- What you need to do:
Select lines where the word "this" appears.

- Input data:
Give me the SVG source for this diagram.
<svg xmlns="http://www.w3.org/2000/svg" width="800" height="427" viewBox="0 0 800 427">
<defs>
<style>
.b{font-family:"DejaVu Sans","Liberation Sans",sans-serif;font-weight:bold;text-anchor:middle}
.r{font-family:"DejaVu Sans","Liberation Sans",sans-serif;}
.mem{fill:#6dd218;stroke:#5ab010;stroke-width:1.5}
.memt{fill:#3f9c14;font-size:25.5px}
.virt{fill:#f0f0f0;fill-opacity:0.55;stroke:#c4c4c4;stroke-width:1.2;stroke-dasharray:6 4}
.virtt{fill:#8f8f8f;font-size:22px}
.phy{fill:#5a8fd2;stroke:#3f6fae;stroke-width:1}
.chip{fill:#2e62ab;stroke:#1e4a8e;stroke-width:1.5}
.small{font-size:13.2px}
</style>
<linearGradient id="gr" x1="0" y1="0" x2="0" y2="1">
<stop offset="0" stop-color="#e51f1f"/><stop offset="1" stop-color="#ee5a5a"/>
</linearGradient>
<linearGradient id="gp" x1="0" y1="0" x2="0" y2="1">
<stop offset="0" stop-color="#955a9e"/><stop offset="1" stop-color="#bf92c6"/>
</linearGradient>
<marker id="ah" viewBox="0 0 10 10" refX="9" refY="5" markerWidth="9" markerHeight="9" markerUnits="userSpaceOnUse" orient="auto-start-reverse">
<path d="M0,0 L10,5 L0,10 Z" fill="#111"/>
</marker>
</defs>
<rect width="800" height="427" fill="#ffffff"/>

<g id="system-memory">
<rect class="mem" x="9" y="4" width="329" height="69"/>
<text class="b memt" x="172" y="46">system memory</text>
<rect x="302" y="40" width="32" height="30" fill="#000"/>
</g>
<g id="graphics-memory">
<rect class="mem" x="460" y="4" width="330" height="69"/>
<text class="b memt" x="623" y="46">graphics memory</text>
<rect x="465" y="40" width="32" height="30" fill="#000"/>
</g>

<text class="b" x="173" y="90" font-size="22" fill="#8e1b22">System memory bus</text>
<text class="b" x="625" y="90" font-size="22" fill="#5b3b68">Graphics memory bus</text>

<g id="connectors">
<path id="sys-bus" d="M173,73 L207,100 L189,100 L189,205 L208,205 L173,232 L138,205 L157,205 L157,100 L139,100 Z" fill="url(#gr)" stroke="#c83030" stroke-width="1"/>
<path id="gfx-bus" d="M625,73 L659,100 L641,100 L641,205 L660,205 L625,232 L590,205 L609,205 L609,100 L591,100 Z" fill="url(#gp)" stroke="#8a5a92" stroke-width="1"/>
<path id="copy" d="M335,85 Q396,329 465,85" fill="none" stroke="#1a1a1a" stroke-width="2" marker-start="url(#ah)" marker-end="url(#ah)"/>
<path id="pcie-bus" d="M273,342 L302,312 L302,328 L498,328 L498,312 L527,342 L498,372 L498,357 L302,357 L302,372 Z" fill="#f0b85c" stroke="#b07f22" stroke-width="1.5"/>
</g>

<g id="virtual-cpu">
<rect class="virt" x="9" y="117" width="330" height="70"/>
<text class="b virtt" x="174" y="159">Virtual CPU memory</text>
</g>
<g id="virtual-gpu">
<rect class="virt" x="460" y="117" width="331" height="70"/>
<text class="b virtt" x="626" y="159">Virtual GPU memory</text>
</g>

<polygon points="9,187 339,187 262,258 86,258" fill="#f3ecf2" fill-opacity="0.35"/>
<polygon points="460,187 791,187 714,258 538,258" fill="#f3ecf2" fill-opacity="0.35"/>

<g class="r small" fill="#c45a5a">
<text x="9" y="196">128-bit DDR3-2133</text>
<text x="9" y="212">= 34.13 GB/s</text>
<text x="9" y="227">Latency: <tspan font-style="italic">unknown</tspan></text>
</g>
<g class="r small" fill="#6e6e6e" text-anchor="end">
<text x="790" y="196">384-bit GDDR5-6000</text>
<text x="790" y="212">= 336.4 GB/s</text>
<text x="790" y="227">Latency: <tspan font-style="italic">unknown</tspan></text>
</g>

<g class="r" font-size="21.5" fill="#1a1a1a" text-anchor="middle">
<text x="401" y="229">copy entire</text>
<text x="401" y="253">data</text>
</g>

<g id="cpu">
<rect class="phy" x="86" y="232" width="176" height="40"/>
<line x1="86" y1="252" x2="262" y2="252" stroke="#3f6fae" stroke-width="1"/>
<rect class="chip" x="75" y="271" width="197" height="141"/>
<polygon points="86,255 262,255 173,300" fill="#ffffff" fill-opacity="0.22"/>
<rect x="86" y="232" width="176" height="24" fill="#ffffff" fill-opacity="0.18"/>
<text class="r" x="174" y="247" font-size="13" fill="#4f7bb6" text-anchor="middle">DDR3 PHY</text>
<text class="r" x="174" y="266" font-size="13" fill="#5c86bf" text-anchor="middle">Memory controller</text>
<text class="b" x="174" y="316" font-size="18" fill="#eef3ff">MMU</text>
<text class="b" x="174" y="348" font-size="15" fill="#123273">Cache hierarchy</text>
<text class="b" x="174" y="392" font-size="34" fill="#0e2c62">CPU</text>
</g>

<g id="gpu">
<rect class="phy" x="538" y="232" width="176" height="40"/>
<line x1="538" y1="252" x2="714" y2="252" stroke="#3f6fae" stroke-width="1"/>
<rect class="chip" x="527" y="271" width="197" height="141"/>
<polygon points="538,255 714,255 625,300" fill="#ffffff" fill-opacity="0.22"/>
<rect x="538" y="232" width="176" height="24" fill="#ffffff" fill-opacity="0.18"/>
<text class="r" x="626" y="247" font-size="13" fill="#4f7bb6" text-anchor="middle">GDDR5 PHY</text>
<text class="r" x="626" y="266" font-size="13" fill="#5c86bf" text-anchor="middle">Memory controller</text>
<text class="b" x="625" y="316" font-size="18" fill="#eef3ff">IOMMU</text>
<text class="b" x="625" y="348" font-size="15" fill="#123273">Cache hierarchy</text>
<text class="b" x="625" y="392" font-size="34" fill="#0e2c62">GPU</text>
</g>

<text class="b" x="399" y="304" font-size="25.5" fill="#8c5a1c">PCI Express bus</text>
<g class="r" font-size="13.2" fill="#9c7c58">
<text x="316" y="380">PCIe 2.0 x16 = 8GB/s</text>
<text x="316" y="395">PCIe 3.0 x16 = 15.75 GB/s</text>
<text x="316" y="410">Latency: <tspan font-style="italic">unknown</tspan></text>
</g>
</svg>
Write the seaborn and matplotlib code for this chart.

- Task response:
Give me the SVG source for this diagram.
Write the seaborn and matplotlib code for this chart.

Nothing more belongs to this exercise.